Congress on Thursday approved the Great Lakes Restoration Initiative, a $475 million package that includes funding for the prevention of invasive species, cleaning up toxic sites and protecting and expanding wetlands throughout the Great Lakes states.
About $131 million of that money will go to wastewater and drinking water projects in the state of Michigan, particularly for separating combined sewage and storm drainage systems that overflow after big storms and spill millions of tons of untreated sewage into the state’s rivers and streams each year, eventually ending up in the Great Lakes.
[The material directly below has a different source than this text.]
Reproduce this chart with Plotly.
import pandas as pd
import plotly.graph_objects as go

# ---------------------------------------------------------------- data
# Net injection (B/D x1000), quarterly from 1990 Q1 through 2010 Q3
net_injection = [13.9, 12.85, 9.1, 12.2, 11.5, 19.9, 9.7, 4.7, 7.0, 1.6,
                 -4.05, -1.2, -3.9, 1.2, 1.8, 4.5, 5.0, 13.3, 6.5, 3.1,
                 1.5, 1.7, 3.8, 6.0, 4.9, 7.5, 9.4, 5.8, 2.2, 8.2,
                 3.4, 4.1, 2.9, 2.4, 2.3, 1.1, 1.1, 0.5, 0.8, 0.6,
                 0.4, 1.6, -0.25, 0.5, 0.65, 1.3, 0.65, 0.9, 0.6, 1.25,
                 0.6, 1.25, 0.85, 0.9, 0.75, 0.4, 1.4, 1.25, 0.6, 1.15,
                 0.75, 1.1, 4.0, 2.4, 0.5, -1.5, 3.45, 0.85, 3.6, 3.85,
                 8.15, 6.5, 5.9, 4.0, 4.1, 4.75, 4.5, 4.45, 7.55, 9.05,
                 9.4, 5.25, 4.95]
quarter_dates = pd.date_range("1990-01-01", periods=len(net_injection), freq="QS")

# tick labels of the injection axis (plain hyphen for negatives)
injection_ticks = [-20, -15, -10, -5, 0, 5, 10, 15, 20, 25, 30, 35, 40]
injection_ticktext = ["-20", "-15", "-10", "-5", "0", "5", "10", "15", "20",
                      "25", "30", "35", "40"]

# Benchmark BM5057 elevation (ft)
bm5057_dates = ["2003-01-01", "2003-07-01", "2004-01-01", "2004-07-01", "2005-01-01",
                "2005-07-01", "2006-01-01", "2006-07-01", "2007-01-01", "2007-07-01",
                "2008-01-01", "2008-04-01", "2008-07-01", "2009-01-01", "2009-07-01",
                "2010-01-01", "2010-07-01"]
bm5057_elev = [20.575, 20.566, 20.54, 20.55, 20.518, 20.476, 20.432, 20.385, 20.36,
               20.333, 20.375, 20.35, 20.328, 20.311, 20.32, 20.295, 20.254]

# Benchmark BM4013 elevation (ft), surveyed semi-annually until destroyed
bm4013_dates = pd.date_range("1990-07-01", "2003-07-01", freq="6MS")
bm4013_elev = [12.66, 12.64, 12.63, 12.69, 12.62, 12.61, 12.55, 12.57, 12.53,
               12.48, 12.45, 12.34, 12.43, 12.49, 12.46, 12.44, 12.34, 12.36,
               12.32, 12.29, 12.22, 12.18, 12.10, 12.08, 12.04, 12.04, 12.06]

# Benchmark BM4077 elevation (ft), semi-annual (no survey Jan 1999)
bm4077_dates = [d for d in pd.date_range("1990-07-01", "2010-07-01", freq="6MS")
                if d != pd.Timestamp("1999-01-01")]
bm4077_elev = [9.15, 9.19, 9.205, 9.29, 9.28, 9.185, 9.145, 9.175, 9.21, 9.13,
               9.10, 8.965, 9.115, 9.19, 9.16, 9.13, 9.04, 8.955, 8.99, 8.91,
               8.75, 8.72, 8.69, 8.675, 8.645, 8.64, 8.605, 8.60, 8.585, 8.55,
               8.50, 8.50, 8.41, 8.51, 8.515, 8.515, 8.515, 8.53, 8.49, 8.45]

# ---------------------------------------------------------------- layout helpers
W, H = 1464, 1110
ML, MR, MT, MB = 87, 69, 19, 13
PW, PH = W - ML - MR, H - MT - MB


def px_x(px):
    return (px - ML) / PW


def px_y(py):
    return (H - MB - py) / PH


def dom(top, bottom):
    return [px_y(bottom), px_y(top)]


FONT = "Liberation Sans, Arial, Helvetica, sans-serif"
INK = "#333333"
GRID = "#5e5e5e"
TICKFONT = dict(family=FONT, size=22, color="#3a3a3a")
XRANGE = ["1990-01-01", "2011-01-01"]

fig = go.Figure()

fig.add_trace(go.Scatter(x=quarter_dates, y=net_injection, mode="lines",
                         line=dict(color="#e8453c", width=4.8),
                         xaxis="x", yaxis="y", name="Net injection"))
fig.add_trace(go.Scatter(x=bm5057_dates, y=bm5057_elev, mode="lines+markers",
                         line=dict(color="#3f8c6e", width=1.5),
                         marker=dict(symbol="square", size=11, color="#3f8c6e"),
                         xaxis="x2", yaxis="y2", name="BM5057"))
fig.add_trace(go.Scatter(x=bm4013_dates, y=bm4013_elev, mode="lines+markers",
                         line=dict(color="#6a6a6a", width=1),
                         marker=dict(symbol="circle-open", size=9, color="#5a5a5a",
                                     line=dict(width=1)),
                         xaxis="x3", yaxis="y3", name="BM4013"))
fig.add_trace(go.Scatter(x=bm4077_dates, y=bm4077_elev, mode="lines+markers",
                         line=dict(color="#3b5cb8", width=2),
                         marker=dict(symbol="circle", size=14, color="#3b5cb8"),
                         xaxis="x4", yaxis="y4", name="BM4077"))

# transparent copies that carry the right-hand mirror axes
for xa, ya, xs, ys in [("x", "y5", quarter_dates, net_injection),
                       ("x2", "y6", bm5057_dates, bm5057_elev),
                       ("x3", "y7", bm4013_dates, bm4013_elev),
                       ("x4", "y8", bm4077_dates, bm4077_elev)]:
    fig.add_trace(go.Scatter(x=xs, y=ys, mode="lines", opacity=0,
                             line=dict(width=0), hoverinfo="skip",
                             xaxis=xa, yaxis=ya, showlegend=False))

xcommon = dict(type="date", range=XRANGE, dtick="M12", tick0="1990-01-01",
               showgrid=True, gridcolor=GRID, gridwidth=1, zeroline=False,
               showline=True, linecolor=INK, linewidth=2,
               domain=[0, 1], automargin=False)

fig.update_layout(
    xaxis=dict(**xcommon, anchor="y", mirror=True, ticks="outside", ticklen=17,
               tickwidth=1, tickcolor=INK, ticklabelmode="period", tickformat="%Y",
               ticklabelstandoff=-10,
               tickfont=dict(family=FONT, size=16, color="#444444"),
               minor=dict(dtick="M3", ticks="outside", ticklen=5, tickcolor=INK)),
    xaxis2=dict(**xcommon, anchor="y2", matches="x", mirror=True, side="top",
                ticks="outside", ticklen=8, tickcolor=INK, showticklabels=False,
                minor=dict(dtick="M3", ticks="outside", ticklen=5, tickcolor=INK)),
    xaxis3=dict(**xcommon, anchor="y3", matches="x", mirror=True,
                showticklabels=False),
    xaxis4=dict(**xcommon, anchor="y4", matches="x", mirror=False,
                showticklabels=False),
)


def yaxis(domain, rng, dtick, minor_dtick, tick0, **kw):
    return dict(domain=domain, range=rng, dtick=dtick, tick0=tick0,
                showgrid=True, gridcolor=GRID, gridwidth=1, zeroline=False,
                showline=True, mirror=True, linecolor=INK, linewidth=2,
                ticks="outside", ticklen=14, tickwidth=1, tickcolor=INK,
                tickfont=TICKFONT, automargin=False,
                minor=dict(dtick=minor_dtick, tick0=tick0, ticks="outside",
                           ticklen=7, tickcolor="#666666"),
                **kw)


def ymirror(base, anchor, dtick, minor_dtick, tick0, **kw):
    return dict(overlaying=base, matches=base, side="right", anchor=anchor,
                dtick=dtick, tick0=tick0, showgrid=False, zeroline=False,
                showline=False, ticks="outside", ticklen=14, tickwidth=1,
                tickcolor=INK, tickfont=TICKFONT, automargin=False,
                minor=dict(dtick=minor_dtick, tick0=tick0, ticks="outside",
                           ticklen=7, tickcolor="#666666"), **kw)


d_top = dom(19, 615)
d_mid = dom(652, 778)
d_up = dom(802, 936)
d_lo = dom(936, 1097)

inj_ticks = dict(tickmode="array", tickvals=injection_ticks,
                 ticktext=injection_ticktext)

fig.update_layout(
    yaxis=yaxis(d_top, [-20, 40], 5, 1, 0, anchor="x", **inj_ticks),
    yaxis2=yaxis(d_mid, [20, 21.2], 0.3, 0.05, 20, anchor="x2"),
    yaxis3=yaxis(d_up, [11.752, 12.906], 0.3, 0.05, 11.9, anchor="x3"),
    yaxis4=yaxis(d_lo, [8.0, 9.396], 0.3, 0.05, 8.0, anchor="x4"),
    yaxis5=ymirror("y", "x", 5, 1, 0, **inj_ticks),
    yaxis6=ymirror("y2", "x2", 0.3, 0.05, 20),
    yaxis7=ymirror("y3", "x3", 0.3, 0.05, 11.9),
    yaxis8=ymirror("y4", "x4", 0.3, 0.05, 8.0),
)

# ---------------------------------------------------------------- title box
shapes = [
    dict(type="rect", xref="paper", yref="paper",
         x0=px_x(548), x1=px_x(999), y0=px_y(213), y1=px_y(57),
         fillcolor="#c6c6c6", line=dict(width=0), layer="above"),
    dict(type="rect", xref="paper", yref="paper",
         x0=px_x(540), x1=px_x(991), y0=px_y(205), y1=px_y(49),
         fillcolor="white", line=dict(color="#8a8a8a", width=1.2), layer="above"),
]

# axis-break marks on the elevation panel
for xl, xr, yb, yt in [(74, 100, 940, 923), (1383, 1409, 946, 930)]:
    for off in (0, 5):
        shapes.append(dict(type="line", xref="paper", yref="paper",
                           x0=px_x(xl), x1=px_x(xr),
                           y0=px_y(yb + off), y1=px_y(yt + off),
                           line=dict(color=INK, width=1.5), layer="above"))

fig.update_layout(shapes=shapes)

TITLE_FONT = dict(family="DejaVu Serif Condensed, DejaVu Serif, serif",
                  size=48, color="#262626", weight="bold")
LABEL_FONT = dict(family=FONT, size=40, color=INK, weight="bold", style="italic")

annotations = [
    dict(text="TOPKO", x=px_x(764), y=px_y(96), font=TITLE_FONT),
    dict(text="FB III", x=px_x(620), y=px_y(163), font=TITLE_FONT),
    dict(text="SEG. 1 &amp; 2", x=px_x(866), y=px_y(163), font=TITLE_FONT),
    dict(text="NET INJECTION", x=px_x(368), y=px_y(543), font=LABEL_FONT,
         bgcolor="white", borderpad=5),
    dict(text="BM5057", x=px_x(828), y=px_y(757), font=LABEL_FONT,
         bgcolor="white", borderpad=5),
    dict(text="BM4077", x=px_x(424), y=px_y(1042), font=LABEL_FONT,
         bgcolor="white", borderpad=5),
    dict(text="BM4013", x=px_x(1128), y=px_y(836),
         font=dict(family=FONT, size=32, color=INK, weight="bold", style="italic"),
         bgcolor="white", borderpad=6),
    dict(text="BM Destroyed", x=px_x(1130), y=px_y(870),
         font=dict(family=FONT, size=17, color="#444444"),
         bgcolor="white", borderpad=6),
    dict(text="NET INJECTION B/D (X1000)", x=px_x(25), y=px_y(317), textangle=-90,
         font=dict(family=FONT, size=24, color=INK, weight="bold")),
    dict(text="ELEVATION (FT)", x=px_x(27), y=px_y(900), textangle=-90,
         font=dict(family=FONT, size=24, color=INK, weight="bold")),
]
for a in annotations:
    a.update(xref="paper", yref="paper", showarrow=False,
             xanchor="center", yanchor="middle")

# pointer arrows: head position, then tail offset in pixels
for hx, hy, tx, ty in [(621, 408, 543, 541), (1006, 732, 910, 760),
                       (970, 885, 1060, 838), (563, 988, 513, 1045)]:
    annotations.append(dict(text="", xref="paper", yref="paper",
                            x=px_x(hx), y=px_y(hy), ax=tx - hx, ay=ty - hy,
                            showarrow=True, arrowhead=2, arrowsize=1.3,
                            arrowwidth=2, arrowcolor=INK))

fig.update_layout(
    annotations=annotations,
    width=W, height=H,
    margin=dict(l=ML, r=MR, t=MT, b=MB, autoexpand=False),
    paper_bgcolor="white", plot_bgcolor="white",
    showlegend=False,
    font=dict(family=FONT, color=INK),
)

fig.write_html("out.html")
An additional $146 million will to to efforts to clean up river and harbor sediments, which often carry toxic substances into the Great Lakes. The obvious example is the dioxin pollution in the sediments of the Saginaw River basin that have polluted Saginaw Bay in Lake Huron. $60 million will go to combat invasive species such as zebra and quagga mussels and Asian carp.
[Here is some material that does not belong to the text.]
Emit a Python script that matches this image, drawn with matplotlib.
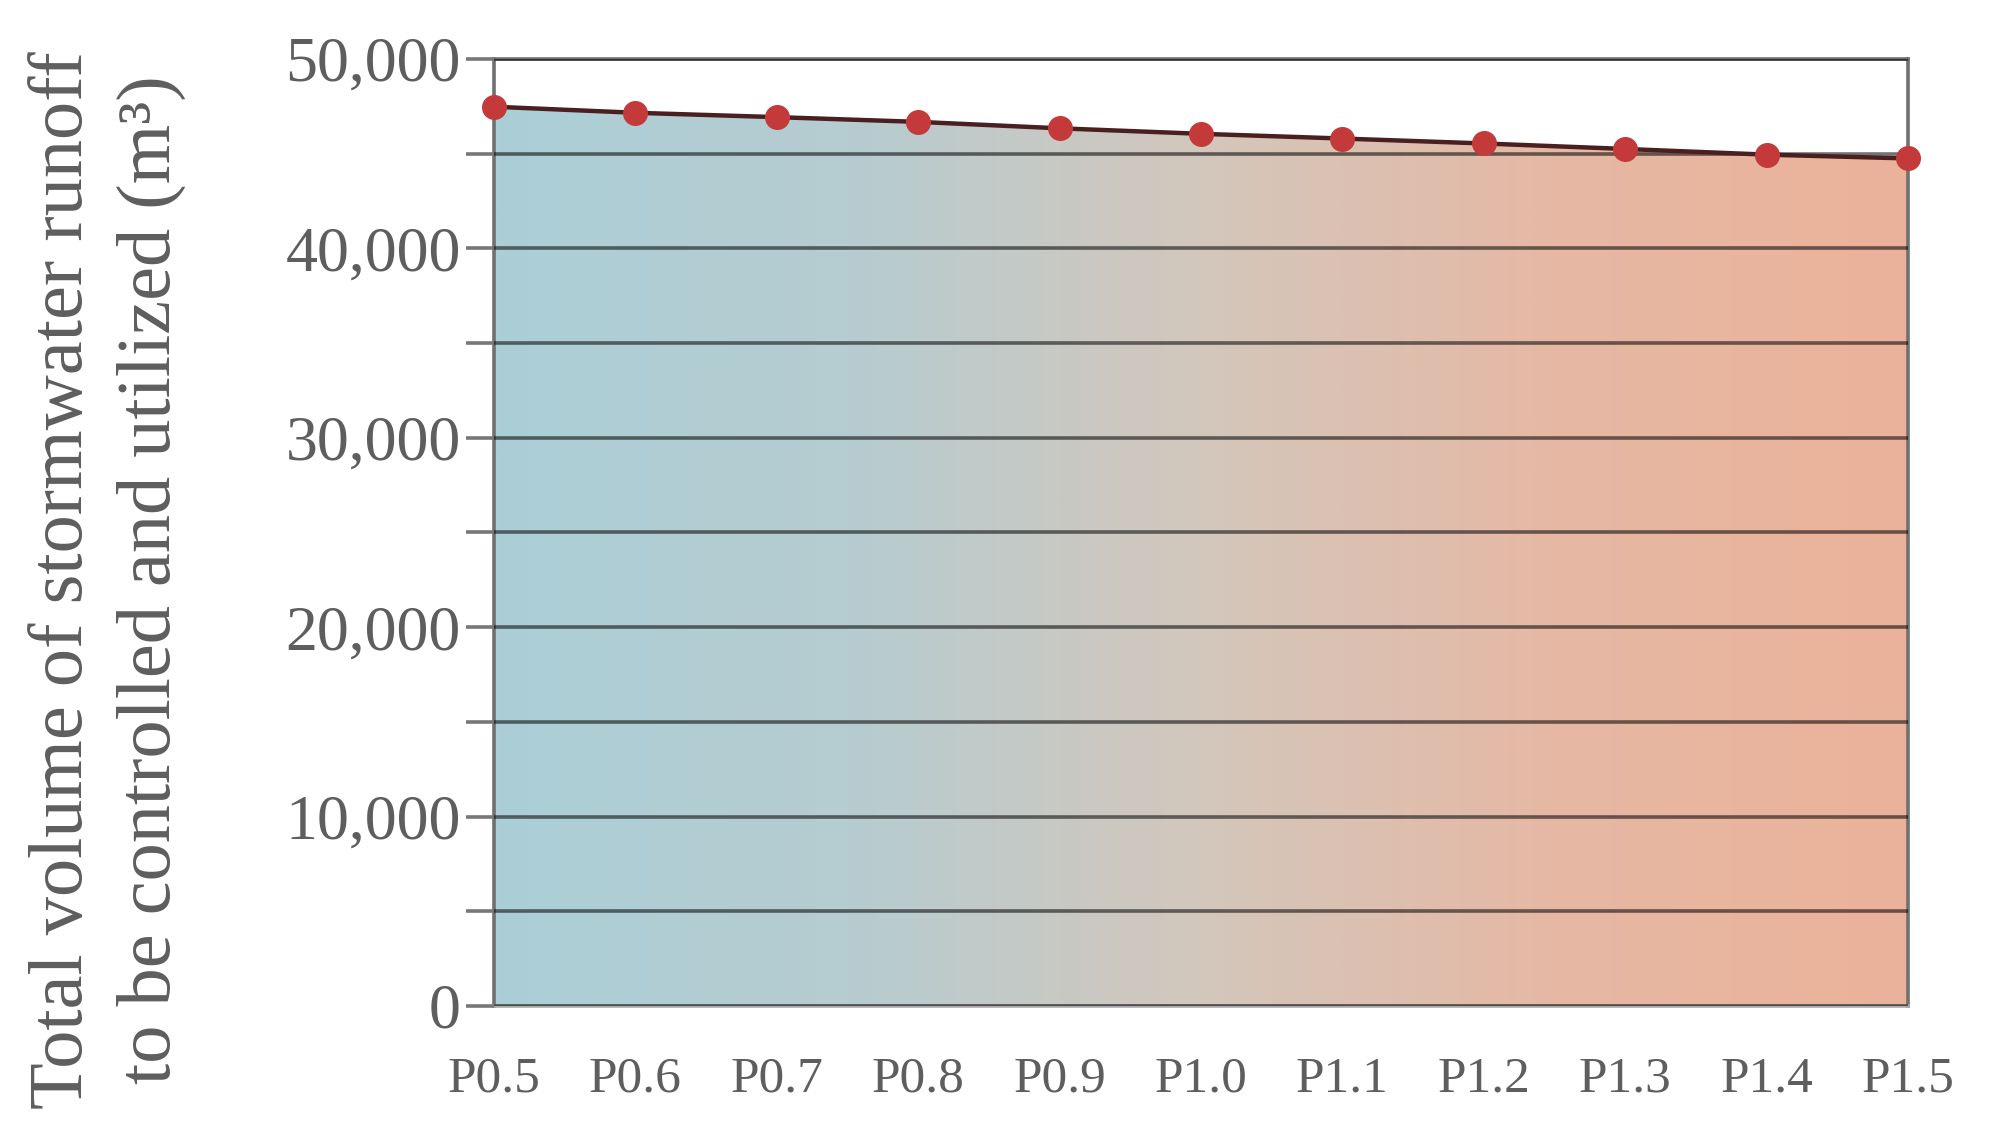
import numpy as np
import matplotlib
matplotlib.use("Agg")
import matplotlib.pyplot as plt
from matplotlib.colors import LinearSegmentedColormap
from matplotlib.ticker import MultipleLocator, FuncFormatter

# datos
categorias = ["P0.5", "P0.6", "P0.7", "P0.8", "P0.9", "P1.0",
              "P1.1", "P1.2", "P1.3", "P1.4", "P1.5"]
volumen = [47480, 47160, 46930, 46680, 46340, 46050,
           45800, 45540, 45250, 44950, 44750]
y_ticks = [0, 10000, 20000, 30000, 40000, 50000]

texto_gris = "#5e5e5e"
plt.rcParams['font.family'] = ['Liberation Serif', 'DejaVu Serif']

fig = plt.figure(figsize=(19.97, 11.39), dpi=100)
ax = fig.add_axes([0.2474, 0.1168, 0.9554 - 0.2474, 0.9482 - 0.1168])

x = np.arange(len(categorias))
y = np.array(volumen)

# relleno con degradado horizontal (azul -> salmón)
cmap = LinearSegmentedColormap.from_list(
    "grad", ["#abcfd7", "#b6ccd0", "#d3c7bc", "#e6b8a4", "#ebb29a"])
grad = np.linspace(0, 1, 512).reshape(1, -1)
area = ax.fill_between(x, 0, y, color="none", lw=0)
img = ax.imshow(grad, cmap=cmap, aspect="auto",
                extent=[x[0], x[-1], 0, 50000], origin="lower", zorder=1)
img.set_clip_path(area.get_paths()[0], transform=ax.transData)

ax.plot(x, y, color="#4a1f1f", lw=3.2, zorder=3)
ax.plot(x, y, "o", color="#c43a3a", markersize=17, zorder=4, clip_on=False)

ax.set_xlim(x[0], x[-1])
ax.set_ylim(0, 50000)
ax.set_xticks(x)
ax.set_xticklabels(categorias)
ax.set_yticks(y_ticks)
ax.yaxis.set_minor_locator(MultipleLocator(5000))
ax.yaxis.set_major_formatter(FuncFormatter(lambda v, p: f"{int(v):,}"))

ax.set_axisbelow(False)
ax.grid(True, axis="y", which="both", color="black", alpha=0.55, lw=2.6)
ax.tick_params(axis="y", which="both", direction="out", length=20, width=2.6,
               color="#777777", labelsize=46, labelcolor=texto_gris, pad=4)
ax.tick_params(axis="x", length=0, labelsize=37, labelcolor=texto_gris, pad=36)

for lado in ["left", "right", "top"]:
    ax.spines[lado].set_color("#6f7070")
    ax.spines[lado].set_linewidth(2.6)
ax.spines["bottom"].set_color("#aaaaaa")
ax.spines["bottom"].set_linewidth(2.6)

fig.text(0.054, 0.491,
         "Total volume of stormwater runoff\nto be controlled and utilized (m³)",
         rotation=90, ha="center", va="center", multialignment="center",
         fontsize=55, color=texto_gris, linespacing=1.35)

fig.savefig("out.png", dpi=100)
President Obama, who campaigned strongly on the notion of protecting the Great Lakes, has already said he will sign the bill.
Sens. Carl Levin and Debbie Stabenow both voted for the initiative in the Senate, where it passed by a 72-28 vote. All the Democratic members of the Michigan Congressional delegation voted for the bill, as did Rep. Candice Miller, a Republican. The other six Republican legislators from Michigan — Rep. Vern Ehlers, Rep. Pete Hoekstra, Rep. Mike Rogers, Rep. Dave Camp, Rep. Thad McCotter and Rep. Fred Upton — voted against the bill.